9ª y última de las Corridas Generales de Bilbao. Algo más de media entrada. Seis toros de Victorino Martín, impropio de Bilbao el primero, muy justos de presentación segundo y tercero, con más cuajo y presencia los tres últimos. En general encastados. Juan José Padilla, silencio y oreja. Diego Urdiales, silencio y vuelta al ruedo. Luis Bolívar, oreja y palmas.
No fue la corrida de Victorino la mejor que hallamos visto en Bilbao, tampoco la peor. No fue la corrida de Victorino una corrida brava, pero sí encastada. Fue lo que un aficionado puede esperar de Victorino, tampoco, aunque la corrida fue harto interesante.
El primero, por ejemplo, era un animalito impresentable, pobrísimo por delante y escurrido de culata. Un toro que hizo una correcta pelea en el caballo y que desarrolló nobleza en la muleta, con una embestida aborregada ante la que Juan José Padilla desplegó toda su artillería de trapazos, trallazos voces en los cites y demás excentricidades tan impropias de alguien que dice ser toreo. Silencio.

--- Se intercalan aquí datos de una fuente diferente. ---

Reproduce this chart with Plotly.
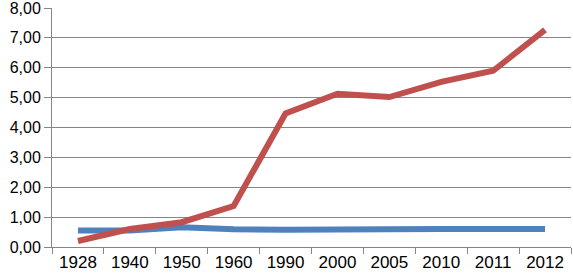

El cuarto, sin embargo, fue un toro mucho mejor presentado, un toro más cuajado, con más empuje, un toro encastado que metía la cara por los dos pitones sin remilgo alguno. Un toro para torear, cosa que no hizo un torero que causa hastío y en algunos momentos hace sonrojar a los aficionados con un repertorio más propio de los espectáculos cómicos que de un doctor en tauromaquia. Una voz en el tendido le recriminó que su toro se iba sin torear después de habernos ofrecido un buen muestrario de toques violentos fuera de cacho, de trallazos hacia fuera, y no con poca dosis de teatralidad se hizo el ofendido y hacía así como que se cruzaba, se ponía en el sitio y arrancaba muletazos de mérito a un toro que sólo con ponerse en el sitio, adelantarle la muleta y darle un sutil toquecito hubiera embestido la mar de a gusto. Teatro, mucho teatro para nada, para no dar ni un muletazo asentando unas zapatillas que no hicieron mas que moverse a una inverosímil velocidad. Estocada defectuosa a la vez que efectiva. Oreja, aspavientos, arrebatos, un puñado de arena recogida con rabia del suelo que besó en agradecimiento. Hubo quién le mandó al carajo.
No es de extrañar semejantes alegrías cuando es política de la Junta Administrativa repetir en el serial del siguiente año a quién a cortado trofeos.
Mayor alegría tendría en su interior Luis Bolívar, que tras pasaportar al más áspero de la corrida, tuvo en suerte un sexto que se dejó en el caballo, le dieron poquito y llegó a la muleta con una dulzura para hacer algo más que aliviarse sin descaro. Lo cierto es que ligó los muletazos, sí, pero con el cuerpo en Artxanda y la muleta en Vista Alegre. A pesar de tan “teledirigida” faena, otea efectiva pero defectuosa estocada hizo que algunos pidieran con insistencia el trofeo, y, a pesar de contar con justita mayoría le concedieron una oreja que tiene menos peso que una pluma.
Lo bueno de verdad llegó en el quinto. Pasó desapercibido Diego Urdiales tras quitarse del medio al complicado segundo, un toro que se quedaba corto y ante el que Urdiales no quiso complicarse la vida en exceso. Todo lo contrario que en segundo de su lote, un toro largo, quizá el más alto de la corrida, un toro cuajado al que le dieron brea en el caballo en un tercio en el que se empleó metiendo los riñones. Encastado toro que exigió mucho en la muleta, que puso a prueba y pidió el carnet a un torero que tuvo bastante más vergüenza torera que la mayoría de las figuras que han pisado Vista Alegre esta temporada. Tremendamente cruzado y sincero, con un valor seco que en algunos momentos hizo aguantar la respiración al personal, con torería, pundonor y haciendo bien las cosas. Una faena intensa, emocionante por lo sincera y lo cruda, importante por cuanto hizo, expuso y demostró, una faena importante porque hubo muchos momentos, los más diría yo, en los que Diego Urdiales hizo el toreo sin ningún tipo de gesto de cara a la galería. Importante, meritoria, valiente, digna y reveladora faena que se lo agradecimos sinceramente como aficionados que somos. Un primer pinchazo al tropezar con una banderilla, otro pinchazo arriba saliendo trompicado y una estocada que le dejaron sin oreja pero con una vuelta con muchísima fuerza, con tanta fuerza que valió bastante más que cualquiera de las dos orejas que se habían cortado.